In the movie Bull Durham, rookie minor league pitcher Ebby Calvin LaLoush is chosen to be the pet project of local English teacher/amateur baseball psychologist Annie Savoy. She will teach him how to improve his game mentally and physically. Oh, and they will also have a lot of kinky sex (which we never actually see). In their first bedroom scene, the perpetually horny LaLoush is tied to a bed in his boxer shorts, eagerly awaiting some of that Annie Savoy tail. She enters the room fully clothed, puts on a record of some strange foreign music, and proceeds to read him poetry until dawn. “It’s a lot more tiring than fucking,” he later states to his catcher/mentor Crash Davis.
What is the point, I hear you all asking yourselves? This scene ran repeatedly through my mind while listening to A Sense of Purpose, the latest release from In Flames. Just as LaLoush was eager to get laid, I was excited to hear new material from one of my favorite bands, hoping it would be as enjoyable as I remember the band to be. What actually happened, though, was a lot more disappointing, and the listening experience made me more tired than rocking out.
Let me move away from metaphor into context here. My feelings on In Flames are well documented (and if you need a refresher, go back and read my reviews for Soundtrack to Your Escape and Come Clarity on this site). I have stood by them even as numerous fans have fallen to the wayside in recent years. I have defended them through some questionable musical shifts. I am not someone who is just bitter, waiting for the next Whoracle or The Jester Race, but even I have to draw the line somewhere, and A Sense of Purpose is that line.
“We’re not even trying!” vocalist Anders Friden sings in the album opener and lead single “The Mirror’s Truth.” Well, actually, a quick check of the CD booklet reveals the line to be “Without even trying,” but the key message remains. Although this is likely the type of self-effacing lyrics that bands often direct towards their detractors, it rings uncomfortably true here. It’s almost like they aren’t trying anymore, or at least, not trying to satisfy their core fanbase. But wait! Here comes “Disconnected,” sounding a lot like a Come Clarity outtake – until the chorus, anyway.
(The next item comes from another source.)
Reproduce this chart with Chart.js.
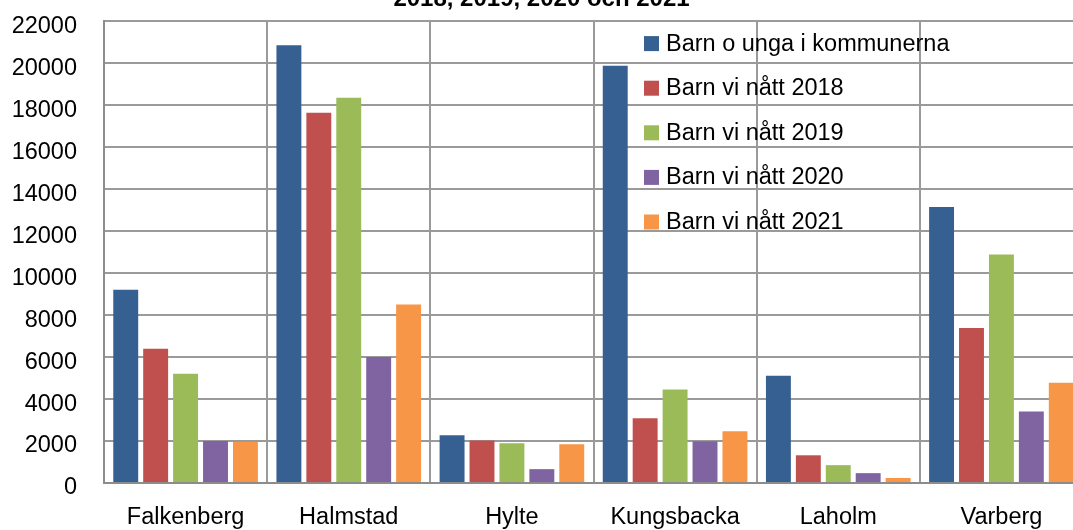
<!DOCTYPE html>
<html>
<head>
<meta charset="utf-8">
<script src="https://cdn.jsdelivr.net/npm/chart.js@4"></script>
<style>
  html, body { margin: 0; padding: 0; background: #fff; overflow: hidden; width: 1073px; height: 530px; }
  #wrap { position: absolute; left: 0; top: -20px; width: 1090px; height: 550px; }
</style>
</head>
<body>
<div id="wrap"><canvas id="myChart"></canvas></div>
<script>
// Kommuner och serier
var kommuner = ["Falkenberg", "Halmstad", "Hylte", "Kungsbacka", "Laholm", "Varberg"];
var serieNamn = ["Barn o unga i kommunerna", "Barn vi nått 2018", "Barn vi nått 2019", "Barn vi nått 2020", "Barn vi nått 2021"];
var barnOUnga = [9200, 20850, 2270, 19870, 5110, 13150];
var natt2018 = [6400, 17640, 2030, 3080, 1320, 7380];
var natt2019 = [5200, 18350, 1890, 4450, 850, 10880];
var natt2020 = [2000, 6000, 660, 1990, 470, 3400];
var natt2021 = [1950, 8500, 1840, 2460, 240, 4780];
var yTicks = [0, 2000, 4000, 6000, 8000, 10000, 12000, 14000, 16000, 18000, 20000, 22000];
var titel = "2018, 2019, 2020 och 2021";

var farger = ["#366092", "#c0504d", "#9bbb59", "#8064a2", "#f79646"];
var serier = [barnOUnga, natt2018, natt2019, natt2020, natt2021];
var gridFarg = "#9a9a9a";
var typsnitt = "'Liberation Sans', Arial, sans-serif";

// legend inne i diagramytan
var legendInne = {
  id: "legendInne",
  afterDatasetsDraw: function (chart) {
    var ctx = chart.ctx;
    var top = chart.chartArea.top;
    ctx.save();
    ctx.font = "23.5px " + typsnitt;
    ctx.textBaseline = "middle";
    ctx.textAlign = "left";
    chart.data.datasets.forEach(function (ds, i) {
      var y = top + 22 + i * 44.6;
      ctx.fillStyle = ds.backgroundColor;
      ctx.fillRect(644, y - 7, 15, 15);
      ctx.fillStyle = "#000";
      ctx.fillText(ds.label, 666, y + 1);
    });
    ctx.restore();
  },
};

var ctx = document.getElementById("myChart").getContext("2d");
var myChart = new Chart(ctx, {
  type: "bar",
  data: {
    labels: kommuner,
    datasets: serier.map(function (data, i) {
      return {
        label: serieNamn[i],
        data: data,
        backgroundColor: farger[i],
        borderWidth: 0,
        categoryPercentage: 0.917,
        barPercentage: 0.833,
      };
    }),
  },
  options: {
    responsive: true,
    maintainAspectRatio: false,
    animation: false,
    layout: { padding: { left: 0, right: 7, top: 0, bottom: 0 } },
    plugins: {
      legend: { display: false },
      tooltip: { enabled: false },
      title: {
        display: true,
        text: titel,
        color: "#000",
        font: { family: typsnitt, size: 24, weight: "bold", lineHeight: 1.2 },
        padding: { top: 2, bottom: 7.2 },
      },
    },
    scales: {
      x: {
        grid: { display: true, offset: true, color: gridFarg, lineWidth: 2, drawTicks: false },
        border: { color: "#8c8c8c", width: 2 },
        ticks: { color: "#000", font: { family: typsnitt, size: 23.5 }, padding: 20, maxRotation: 0, autoSkip: false },
        afterFit: function (scale) { scale.height = 47; },
      },
      y: {
        min: 0,
        max: 22000,
        afterBuildTicks: function (scale) {
          scale.ticks = yTicks.map(function (v) { return { value: v }; });
        },
        grid: { color: gridFarg, lineWidth: 2, drawTicks: false },
        border: { color: "#8c8c8c", width: 2 },
        ticks: {
          color: "#000",
          font: { family: typsnitt, size: 23.5 },
          padding: 27,
          labelOffset: 5,
          callback: function (v) { return String(v); },
        },
        afterFit: function (scale) { scale.width = 104; },
      },
    },
  },
  plugins: [legendInne],
});
</script>
</body>
</html>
That last remark sums up the majority of this album. You’ll hear “Disconnected” and think that things are on their way up, but then a track like “I’m the Highway” comes along and dashes your hopes. In between, you get mediocre stuff like “Alias” and “Delight and Angers.” Often times, this all happens within the same track, and I for one am having too much cognitive dissonance to enjoy the damn album.
I’m sure glad I got to hear “Move Through Me” at this point. The first truly great track here is followed by the single worst track here, and possibly of their entire career, in “The Chosen Pessimist,”– and at just over eight minutes, it’s like they’re just rubbing it in my face. It’s a quiet, softly-played ditty that gains a bit of strength in the latter half but is still incredibly agonizing to sit through. What do they do for a follow-up? Turn right around, crank it up, and deliver one of the standout tracks in “Sober and Irrelevant” – yet another potentially, painfully true assertion.
Perhaps the ultimate frustration is that the album is pretty damn good from this point on – “Condemned,” “Drenched in Fear,” and “March to the Shore” all sound like the kind of stuff we’ve come to expect and enjoy from In Flames (and if you’re fortunate enough to pick up the Japanese version, there’s three bonus tracks after that of equal or greater quality.) If the whole album sounded like these last four tracks, I’d be telling a whole different story.
I’m also having problems accepting the abundance of keyboards on the album. They’ve always kept them in check before, but now they’re using them a lot more liberally. Sometimes it’s a good thing, adding a little extra something (“Alias,” “Move Through Me”); sometimes it’s just more dead weight (“The Mirror’s Truth,” “The Chosen Pessimist.”) I guess I’ll let it slide for now, but if I hear a piano ballad on the next album, I’m getting the Dismember guys to pay a visit to IF Studios.
I am an In Flames fan, and as an In Flames fan that has been steadfast in his support of the band, I can honestly tell you that A Sense of Purpose is a huge disappointment, marred by the peaks-and-valleys of quality and an overall sense of mediocrity. It isn’t so much that it’s bad, in spite of some truly bad moments; it’s the fact that they have some really good moments that show they could have made a great album (or at least, a better one) and they’ve just opted not to. I’m all for growth and evolution, but only when it’s for the better. Sadly, A Sense of Purpose is a step in the wrong direction.